*What you need to do*:
Only lines holding the string "Clone" are wanted; copy each one from the material.

Source code of charts
* * * *

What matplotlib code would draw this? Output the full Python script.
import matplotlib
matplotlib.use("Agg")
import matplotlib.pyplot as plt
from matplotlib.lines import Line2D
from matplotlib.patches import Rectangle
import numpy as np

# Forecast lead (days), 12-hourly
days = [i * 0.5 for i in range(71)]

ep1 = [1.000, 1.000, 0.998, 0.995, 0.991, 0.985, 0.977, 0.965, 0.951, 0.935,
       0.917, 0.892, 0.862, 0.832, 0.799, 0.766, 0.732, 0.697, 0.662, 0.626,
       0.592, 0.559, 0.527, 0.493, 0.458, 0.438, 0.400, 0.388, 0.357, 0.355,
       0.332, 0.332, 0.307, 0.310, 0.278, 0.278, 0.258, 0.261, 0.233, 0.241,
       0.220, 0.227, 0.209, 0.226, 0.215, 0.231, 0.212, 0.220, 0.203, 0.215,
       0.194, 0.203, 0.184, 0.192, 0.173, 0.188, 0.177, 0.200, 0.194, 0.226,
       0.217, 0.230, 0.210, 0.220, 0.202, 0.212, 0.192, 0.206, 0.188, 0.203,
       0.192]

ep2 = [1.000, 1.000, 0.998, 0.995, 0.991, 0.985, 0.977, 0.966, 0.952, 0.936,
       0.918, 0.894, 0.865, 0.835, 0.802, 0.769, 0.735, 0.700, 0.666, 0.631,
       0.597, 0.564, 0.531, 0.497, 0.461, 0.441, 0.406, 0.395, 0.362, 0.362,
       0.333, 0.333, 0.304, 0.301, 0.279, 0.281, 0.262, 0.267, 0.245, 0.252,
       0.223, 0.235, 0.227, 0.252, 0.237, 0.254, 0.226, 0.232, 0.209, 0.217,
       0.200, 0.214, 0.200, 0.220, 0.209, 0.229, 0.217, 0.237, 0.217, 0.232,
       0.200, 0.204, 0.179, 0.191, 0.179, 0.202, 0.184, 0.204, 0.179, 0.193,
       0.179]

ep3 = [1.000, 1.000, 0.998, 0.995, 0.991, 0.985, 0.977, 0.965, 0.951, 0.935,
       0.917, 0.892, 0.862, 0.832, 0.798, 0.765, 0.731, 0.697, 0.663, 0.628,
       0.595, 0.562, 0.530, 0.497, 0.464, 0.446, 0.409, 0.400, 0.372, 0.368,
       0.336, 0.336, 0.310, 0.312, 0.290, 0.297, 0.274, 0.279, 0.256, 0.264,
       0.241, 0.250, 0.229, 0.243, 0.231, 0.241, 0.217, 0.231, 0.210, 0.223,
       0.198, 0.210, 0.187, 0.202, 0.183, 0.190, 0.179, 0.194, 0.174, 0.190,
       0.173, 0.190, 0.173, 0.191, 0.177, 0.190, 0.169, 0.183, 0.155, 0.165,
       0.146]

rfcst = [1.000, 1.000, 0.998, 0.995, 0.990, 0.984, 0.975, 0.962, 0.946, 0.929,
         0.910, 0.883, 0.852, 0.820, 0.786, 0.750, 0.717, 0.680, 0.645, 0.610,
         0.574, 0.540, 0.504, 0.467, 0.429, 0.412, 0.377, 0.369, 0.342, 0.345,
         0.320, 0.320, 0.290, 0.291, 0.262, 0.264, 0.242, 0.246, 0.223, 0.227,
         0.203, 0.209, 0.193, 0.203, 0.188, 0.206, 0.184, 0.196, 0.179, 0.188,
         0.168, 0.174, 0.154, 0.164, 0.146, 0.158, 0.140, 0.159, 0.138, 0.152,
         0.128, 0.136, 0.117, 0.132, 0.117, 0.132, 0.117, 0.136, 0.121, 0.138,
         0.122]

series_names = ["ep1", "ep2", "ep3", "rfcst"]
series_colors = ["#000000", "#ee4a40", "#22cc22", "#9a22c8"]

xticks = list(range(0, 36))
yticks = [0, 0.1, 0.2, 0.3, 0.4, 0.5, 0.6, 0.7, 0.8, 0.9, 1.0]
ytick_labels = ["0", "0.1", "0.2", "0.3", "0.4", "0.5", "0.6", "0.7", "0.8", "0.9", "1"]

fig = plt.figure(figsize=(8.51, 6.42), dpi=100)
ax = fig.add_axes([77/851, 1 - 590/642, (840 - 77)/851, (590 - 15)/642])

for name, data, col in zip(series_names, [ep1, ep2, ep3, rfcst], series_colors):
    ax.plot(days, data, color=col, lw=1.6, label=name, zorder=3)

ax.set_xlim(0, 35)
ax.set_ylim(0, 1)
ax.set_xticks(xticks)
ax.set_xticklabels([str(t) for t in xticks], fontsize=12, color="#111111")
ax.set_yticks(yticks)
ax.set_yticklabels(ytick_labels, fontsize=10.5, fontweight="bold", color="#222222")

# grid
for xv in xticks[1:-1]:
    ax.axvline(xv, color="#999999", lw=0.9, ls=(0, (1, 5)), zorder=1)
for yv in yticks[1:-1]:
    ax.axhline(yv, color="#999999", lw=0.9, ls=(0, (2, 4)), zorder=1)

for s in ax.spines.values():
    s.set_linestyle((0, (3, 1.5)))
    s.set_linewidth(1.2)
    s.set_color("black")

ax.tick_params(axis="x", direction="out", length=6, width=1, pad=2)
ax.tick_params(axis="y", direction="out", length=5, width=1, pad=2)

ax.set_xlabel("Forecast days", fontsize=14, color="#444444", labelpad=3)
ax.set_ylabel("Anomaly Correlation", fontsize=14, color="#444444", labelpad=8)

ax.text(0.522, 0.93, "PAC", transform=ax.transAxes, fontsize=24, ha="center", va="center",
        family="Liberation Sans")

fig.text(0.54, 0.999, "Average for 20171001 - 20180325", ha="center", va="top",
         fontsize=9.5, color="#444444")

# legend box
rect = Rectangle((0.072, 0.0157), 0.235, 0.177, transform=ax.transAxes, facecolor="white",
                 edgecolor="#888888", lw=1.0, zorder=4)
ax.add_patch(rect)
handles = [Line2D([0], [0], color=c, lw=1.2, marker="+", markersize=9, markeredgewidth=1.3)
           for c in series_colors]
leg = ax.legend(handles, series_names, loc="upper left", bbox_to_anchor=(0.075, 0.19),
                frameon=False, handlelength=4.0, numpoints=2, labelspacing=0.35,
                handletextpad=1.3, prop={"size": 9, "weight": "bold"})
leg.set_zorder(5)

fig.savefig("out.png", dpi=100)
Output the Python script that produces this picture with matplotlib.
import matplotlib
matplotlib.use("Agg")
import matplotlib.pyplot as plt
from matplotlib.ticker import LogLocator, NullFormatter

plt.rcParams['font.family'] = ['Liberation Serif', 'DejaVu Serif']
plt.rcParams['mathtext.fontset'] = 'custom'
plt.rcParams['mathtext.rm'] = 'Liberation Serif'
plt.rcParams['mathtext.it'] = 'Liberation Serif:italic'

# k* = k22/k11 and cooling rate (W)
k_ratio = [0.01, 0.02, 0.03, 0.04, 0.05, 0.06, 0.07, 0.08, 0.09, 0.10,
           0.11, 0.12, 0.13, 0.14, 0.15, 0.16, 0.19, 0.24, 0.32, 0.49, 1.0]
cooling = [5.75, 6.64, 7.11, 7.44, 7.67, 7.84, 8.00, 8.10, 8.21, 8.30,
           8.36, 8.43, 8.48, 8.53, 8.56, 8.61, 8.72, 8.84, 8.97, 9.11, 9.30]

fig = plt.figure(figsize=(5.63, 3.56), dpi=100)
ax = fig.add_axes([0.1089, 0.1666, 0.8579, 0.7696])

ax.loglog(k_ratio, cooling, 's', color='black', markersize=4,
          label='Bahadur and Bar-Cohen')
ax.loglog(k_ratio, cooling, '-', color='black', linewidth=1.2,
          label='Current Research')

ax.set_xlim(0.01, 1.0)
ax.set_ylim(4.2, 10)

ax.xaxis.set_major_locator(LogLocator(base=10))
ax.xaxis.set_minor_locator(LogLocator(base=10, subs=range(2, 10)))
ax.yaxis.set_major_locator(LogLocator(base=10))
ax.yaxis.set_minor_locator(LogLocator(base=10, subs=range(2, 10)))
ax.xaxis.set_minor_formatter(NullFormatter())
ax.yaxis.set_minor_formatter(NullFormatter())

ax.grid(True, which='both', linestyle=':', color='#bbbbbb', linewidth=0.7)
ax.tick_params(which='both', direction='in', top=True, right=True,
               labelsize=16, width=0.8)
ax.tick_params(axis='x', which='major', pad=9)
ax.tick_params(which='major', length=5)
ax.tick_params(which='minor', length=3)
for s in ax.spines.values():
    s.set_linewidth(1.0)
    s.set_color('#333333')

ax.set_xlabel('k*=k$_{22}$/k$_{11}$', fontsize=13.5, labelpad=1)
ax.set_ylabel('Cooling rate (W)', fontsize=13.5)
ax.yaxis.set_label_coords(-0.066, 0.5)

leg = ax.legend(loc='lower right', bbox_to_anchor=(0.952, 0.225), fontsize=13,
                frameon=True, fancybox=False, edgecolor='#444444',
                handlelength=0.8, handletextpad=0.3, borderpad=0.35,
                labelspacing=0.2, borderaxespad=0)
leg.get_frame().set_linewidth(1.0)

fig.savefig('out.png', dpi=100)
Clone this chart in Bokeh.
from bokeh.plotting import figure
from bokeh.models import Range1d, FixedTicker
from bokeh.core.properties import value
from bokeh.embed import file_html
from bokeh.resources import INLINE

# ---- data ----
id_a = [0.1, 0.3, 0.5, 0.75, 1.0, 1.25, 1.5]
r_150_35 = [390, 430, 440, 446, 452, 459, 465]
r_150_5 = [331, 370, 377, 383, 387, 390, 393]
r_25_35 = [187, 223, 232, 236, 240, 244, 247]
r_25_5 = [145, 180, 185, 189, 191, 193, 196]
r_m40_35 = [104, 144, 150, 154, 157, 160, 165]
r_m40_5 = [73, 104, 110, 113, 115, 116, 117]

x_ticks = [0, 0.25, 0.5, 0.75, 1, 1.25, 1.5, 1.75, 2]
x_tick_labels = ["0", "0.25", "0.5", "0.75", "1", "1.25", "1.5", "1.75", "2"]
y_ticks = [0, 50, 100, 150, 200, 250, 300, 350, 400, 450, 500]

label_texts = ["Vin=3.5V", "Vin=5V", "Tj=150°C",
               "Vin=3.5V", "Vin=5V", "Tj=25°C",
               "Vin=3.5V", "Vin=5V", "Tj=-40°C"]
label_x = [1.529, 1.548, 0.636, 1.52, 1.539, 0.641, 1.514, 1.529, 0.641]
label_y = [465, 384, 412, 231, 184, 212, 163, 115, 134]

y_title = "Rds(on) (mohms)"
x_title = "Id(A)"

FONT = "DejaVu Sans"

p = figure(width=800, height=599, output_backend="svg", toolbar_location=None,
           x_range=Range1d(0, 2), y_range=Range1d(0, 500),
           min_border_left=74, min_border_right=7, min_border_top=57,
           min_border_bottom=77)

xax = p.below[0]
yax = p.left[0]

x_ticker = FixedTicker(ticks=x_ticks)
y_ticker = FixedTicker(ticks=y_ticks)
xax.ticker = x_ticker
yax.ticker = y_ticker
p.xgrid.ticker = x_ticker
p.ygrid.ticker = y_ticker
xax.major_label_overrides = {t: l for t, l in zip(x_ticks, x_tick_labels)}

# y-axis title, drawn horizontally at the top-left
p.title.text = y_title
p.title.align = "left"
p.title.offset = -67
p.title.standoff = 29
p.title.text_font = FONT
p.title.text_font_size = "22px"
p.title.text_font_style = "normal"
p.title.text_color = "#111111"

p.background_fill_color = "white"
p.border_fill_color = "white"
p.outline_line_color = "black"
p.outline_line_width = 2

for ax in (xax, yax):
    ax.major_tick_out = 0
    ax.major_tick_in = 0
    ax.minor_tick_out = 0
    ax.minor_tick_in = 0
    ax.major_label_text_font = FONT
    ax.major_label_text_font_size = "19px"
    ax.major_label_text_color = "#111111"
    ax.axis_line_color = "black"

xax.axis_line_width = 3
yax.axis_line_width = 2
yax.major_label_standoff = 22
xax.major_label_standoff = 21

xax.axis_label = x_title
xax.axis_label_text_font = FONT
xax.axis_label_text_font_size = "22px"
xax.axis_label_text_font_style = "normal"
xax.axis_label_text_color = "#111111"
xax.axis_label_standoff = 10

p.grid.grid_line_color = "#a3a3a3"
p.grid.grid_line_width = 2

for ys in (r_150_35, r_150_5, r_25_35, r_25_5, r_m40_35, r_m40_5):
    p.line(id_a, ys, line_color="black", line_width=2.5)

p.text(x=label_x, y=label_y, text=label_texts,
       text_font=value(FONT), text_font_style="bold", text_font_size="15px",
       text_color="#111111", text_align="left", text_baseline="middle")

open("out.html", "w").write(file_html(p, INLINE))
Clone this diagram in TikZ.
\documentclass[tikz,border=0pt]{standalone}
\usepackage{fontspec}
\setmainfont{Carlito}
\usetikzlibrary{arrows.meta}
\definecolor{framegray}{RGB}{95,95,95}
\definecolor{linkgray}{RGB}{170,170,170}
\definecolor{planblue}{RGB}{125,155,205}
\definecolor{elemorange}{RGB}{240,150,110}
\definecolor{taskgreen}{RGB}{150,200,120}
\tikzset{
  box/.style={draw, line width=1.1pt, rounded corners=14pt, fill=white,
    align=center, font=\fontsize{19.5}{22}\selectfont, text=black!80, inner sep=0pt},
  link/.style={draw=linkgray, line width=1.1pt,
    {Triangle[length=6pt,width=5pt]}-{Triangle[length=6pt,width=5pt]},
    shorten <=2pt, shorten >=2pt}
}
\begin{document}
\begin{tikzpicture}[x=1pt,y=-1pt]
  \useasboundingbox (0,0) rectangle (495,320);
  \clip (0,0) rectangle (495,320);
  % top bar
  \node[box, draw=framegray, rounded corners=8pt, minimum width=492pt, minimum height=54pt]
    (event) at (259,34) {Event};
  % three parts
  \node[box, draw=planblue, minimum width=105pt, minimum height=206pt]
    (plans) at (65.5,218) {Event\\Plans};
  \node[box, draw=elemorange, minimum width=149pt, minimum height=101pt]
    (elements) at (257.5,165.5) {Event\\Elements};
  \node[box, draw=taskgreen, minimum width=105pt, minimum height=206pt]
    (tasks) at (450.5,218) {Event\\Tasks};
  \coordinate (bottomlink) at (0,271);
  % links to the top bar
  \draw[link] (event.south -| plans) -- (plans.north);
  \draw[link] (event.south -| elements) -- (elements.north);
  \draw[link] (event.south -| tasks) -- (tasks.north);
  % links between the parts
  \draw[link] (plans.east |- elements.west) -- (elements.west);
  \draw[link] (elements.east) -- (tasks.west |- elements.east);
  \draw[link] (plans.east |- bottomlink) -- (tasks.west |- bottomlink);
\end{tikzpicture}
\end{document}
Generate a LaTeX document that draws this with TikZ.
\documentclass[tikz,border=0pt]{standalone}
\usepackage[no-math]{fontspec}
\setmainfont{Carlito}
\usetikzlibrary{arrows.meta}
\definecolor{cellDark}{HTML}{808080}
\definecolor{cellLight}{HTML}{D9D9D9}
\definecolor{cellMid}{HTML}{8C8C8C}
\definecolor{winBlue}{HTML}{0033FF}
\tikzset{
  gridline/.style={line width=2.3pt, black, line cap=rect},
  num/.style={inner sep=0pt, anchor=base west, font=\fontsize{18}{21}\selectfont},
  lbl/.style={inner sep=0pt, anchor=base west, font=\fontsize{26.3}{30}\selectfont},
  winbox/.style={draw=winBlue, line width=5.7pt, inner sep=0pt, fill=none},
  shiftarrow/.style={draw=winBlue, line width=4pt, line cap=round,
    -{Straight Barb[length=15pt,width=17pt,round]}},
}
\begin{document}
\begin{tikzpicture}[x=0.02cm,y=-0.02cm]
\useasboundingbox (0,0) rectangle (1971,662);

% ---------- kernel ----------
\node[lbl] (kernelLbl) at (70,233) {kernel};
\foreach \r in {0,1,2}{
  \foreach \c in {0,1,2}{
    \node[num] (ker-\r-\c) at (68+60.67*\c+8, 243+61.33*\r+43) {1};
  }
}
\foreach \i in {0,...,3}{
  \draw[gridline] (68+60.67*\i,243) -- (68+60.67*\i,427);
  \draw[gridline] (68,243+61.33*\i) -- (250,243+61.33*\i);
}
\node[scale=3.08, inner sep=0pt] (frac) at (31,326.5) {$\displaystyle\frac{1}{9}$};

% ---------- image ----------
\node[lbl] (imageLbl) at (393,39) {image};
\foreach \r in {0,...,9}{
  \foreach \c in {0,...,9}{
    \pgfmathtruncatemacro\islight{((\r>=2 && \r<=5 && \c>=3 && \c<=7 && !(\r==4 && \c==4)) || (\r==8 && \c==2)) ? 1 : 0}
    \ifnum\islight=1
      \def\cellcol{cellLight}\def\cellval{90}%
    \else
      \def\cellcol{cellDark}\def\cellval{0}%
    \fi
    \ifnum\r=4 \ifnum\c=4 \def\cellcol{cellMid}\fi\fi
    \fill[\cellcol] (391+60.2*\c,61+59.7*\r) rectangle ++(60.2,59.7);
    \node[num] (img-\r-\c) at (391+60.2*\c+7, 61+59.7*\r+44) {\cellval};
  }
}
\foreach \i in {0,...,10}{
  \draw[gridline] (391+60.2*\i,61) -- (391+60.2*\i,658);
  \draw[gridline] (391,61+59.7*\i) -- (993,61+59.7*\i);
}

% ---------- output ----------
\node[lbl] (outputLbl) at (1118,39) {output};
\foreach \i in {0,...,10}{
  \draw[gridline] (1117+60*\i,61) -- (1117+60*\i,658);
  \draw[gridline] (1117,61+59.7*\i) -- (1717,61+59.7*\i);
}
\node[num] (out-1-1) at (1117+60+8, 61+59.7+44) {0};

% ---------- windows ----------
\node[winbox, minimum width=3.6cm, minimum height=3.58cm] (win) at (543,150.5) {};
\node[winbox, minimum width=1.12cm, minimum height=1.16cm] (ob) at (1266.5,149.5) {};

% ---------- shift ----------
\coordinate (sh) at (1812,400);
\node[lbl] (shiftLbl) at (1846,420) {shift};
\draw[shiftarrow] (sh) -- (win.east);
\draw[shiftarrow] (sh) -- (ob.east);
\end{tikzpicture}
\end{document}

* * * *

*Exercise solution*:
Clone this chart in Bokeh.
Clone this diagram in TikZ.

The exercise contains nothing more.